Reale?

Io e mia nonna, insieme, lei distesa sul letto, io seduto, su una seggiola impagliata, al suo fianco. La stanza piena di ombre danzanti, a causa della poca luce. La vecchia lampadina, dell’abat-jour poggiata sul comodino, sfarfalla lievemente, come a scandire l’ordine del tempo e delle cose, in un mondo che ora esiste e un secondo dopo scompare, per poi apparire nuovamente davanti ai nostri occhi. Il ticchettio della pendola posta nell’anticamera, a pochi metri dall’ingresso della stanza da letto, segnala i minuti passati e conta la vita restante, sospesa tra il rintocco della mezza e quello dell’ora.

Parliamo, piano, io chiedo storie, cronache di vite passate attraverso la nostra famiglia, lei a domanda, risponde con racconti, episodi, antologie familiari, presi qui e là in quasi cento anni di vita. A volte quello che dice ha senso, altre volte gli errori temporali e nominativi impediscono la comprensione e il collocamento temporale dei ricordi, delle persone facenti parte di essi.

La lucidità come la luce dell’abat-jour, va e viene rapidamente, in un via vai irregolare impossibile da controllare. Davanti a lei mi sento incapace di comprendere, mi sento perso, osservo per la prima volta, che lì in quella stanza, alla luce di quella lampadina sempre più fioca, tempo, spazio, fisica, non hanno senso. Le leggi che sembrano regolare la vita al di fuori di quelle quattro mura, lì non valgono più.

Il tempo, per quella donna che è ed era, nonostante non ci sia più, mia nonna, è diventato qualcosa di completamente astratto, futuro e passato mescolati insieme, in un’unica realtà allargata al sempre, ristretta al mai. Anche lo spazio non esiste più, a confermare la sua stretta relazione con il tempo. Agli occhi di mia nonna e nelle sue parole, nelle sue affermazioni, appare come un concetto senza valore, siamo ovunque e da nessuna parte, in qualsiasi e nessun tempo.
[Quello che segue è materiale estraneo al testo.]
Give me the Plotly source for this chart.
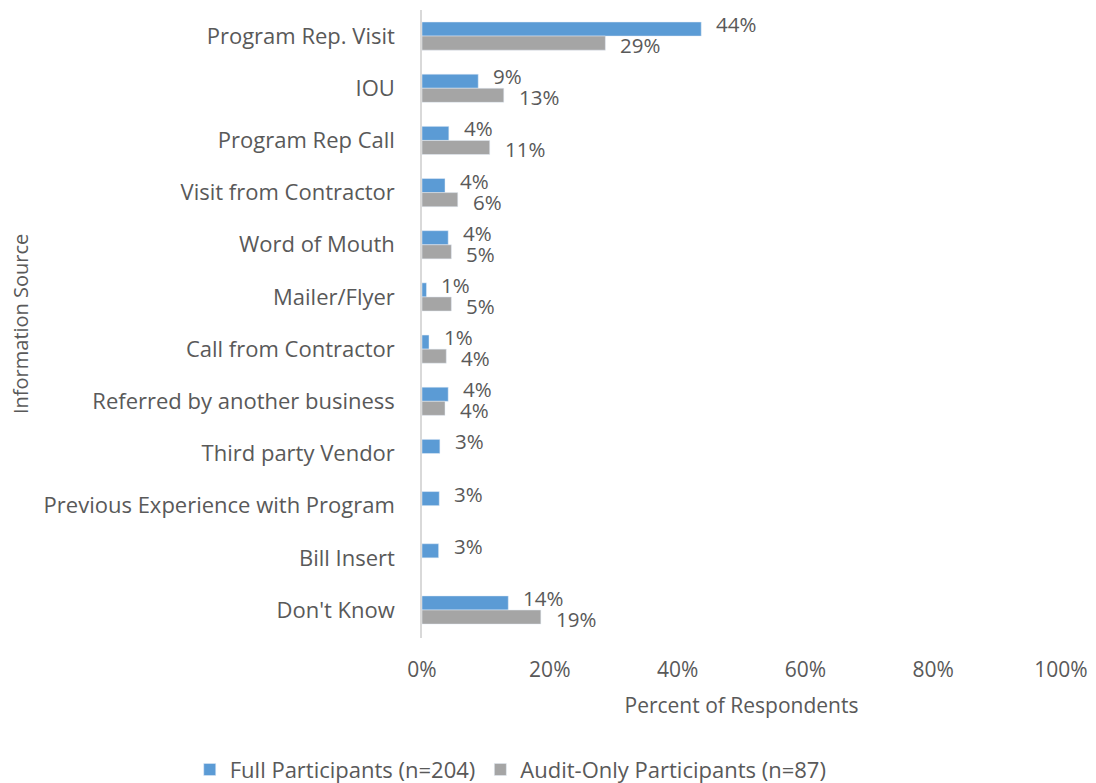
import plotly.graph_objects as go

categories = ["Program Rep. Visit", "IOU", "Program Rep Call", "Visit from Contractor",
              "Word of Mouth", "Mailer/Flyer", "Call from Contractor",
              "Referred by another business", "Third party Vendor",
              "Previous Experience with Program", "Bill Insert", "Don't Know"]
full_vals = [43.7, 8.8, 4.2, 3.6, 4.1, 0.7, 1.1, 4.1, 2.8, 2.7, 2.6, 13.5]
audit_vals = [28.7, 12.8, 10.6, 5.6, 4.6, 4.6, 3.8, 3.6, None, None, None, 18.6]
x_ticks = [0, 20, 40, 60, 80, 100]
x_tick_labels = ["0%", "20%", "40%", "60%", "80%", "100%"]

BLUE = "#5B9BD5"
GRAY = "#A5A5A5"
TXT = "#595959"
MAIN = "Open Sans, Liberation Sans, sans-serif"

fig = go.Figure()
fig.add_trace(go.Bar(
    y=categories, x=full_vals, orientation="h", name="Full Participants (n=204)",
    marker_color=BLUE,
))
fig.add_trace(go.Bar(
    y=categories, x=audit_vals, orientation="h", name="Audit-Only Participants (n=87)",
    marker_color=GRAY,
))

annotations = []
for cat, v in zip(categories, full_vals):
    if v is not None:
        annotations.append(dict(x=v, y=cat, xref="x", yref="y", text=f"{round(v):.0f}%",
                                showarrow=False, xanchor="left", yanchor="middle",
                                xshift=13, yshift=12,
                                font=dict(family=MAIN, size=20.5, color=TXT)))
for cat, v in zip(categories, audit_vals):
    if v is not None:
        annotations.append(dict(x=v, y=cat, xref="x", yref="y", text=f"{round(v):.0f}%",
                                showarrow=False, xanchor="left", yanchor="middle",
                                xshift=13, yshift=-9,
                                font=dict(family=MAIN, size=20.5, color=TXT)))

annotations.append(dict(
    text="Information Source", textangle=-90, xref="paper", yref="paper",
    x=-(422 - 20) / 639, y=0.5, xanchor="center", yanchor="middle",
    showarrow=False, font=dict(family=MAIN, size=20, color=TXT),
))

fig.update_layout(
    width=1096, height=783,
    barmode="group", bargap=0.46, bargroupgap=0,
    plot_bgcolor="white", paper_bgcolor="white",
    margin=dict(l=422, r=35, t=10, b=145, autoexpand=False),
    font=dict(family=MAIN, color=TXT),
    xaxis=dict(
        range=[0, 100], tickvals=x_ticks, ticktext=x_tick_labels,
        showgrid=False, zeroline=False, showline=False, ticks="",
        tickfont=dict(family=MAIN, size=21, color=TXT),
        ticklabelstandoff=17,
        title=dict(text="Percent of Respondents", standoff=16,
                   font=dict(family=MAIN, size=21, color=TXT)),
        automargin=False,
    ),
    yaxis=dict(
        autorange="reversed", showgrid=False, zeroline=False,
        showline=True, linecolor="#D9D9D9", linewidth=1.5, ticks="",
        tickfont=dict(family=MAIN, size=22, color=TXT),
        ticklabelstandoff=21, automargin=False,
    ),
    legend=dict(
        orientation="h", xref="container", yref="container",
        x=0.466, xanchor="center", y=0.017, yanchor="middle",
        font=dict(family=MAIN, size=22, color=TXT),
        itemwidth=30, traceorder="normal",
    ),
    annotations=annotations,
)

fig.write_html("out.html", post_script="document.body.style.margin='0';",
               config={"displayModeBar": False})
Perfino la materia, in sua presenza, in questi attimi più prossimi alla morte che alla vita, è cosa da mettere in dubbio e lo capisco proprio durante una delle nostre estemporanee conversazioni, quando voltandosi di scatto verso di me, indica, alzando il braccio e puntando il dito come un profeta, un angolo della stanza – Ecco lo vedi il cane nero laggiù in quell’angolo? È lì seduto e non fa che guardarmi con gli occhi spalancati. Mi guarda serio e non aspetta altro che balzare sul letto per sbranarmi…per mordermi…ha fame… – dice seria. Io mi volto a seguire la direzione del dito, ben sapendo che in quella stanza, che in quella casa, non è presente nessun animale, tantomeno un cane. Guardo nella penombra della luce, poi torno a fissarla dicendole che non c’è niente in quell’angolo. Mento, o almeno, mento per metà. Quel cane esiste e non esiste allo stesso tempo. Non esiste per me, che non lo vedo, esiste per mia nonna, che lo vede e impressionandola, causa in lei una risposta fisiologica reale, di paura.

Quella sera di tanti anni fa, avevo appena vent’anni, decisi il mio percorso di studi universitari e post universitari, decisi che mi sarei interessato di cervello e in particolare di neuroscienze e così ho fatto, ma a onore della mia passione letteraria, cito un passo di un libro di Ernest Hemingway pubblicato postumo, dal titolo True at First Light (Vero all’alba, 1999), che mi sembra particolarmente adatto a concludere questo pezzo, in questo giorno dedicato alla malattia mentale – In Africa, una cosa è vera all’alba e falsa a mezzogiorno, e per questa cosa non si ha più rispetto di quanto se ne abbia per il bel lago dalla perfetta corona d’erba che si è visto oltre la pianura salina cotta dal sole. La mattina abbiamo attraversato quella pianura a piedi e sappiamo che il lago non esiste. Ma ora è là, assolutamente vero, bello e credibile.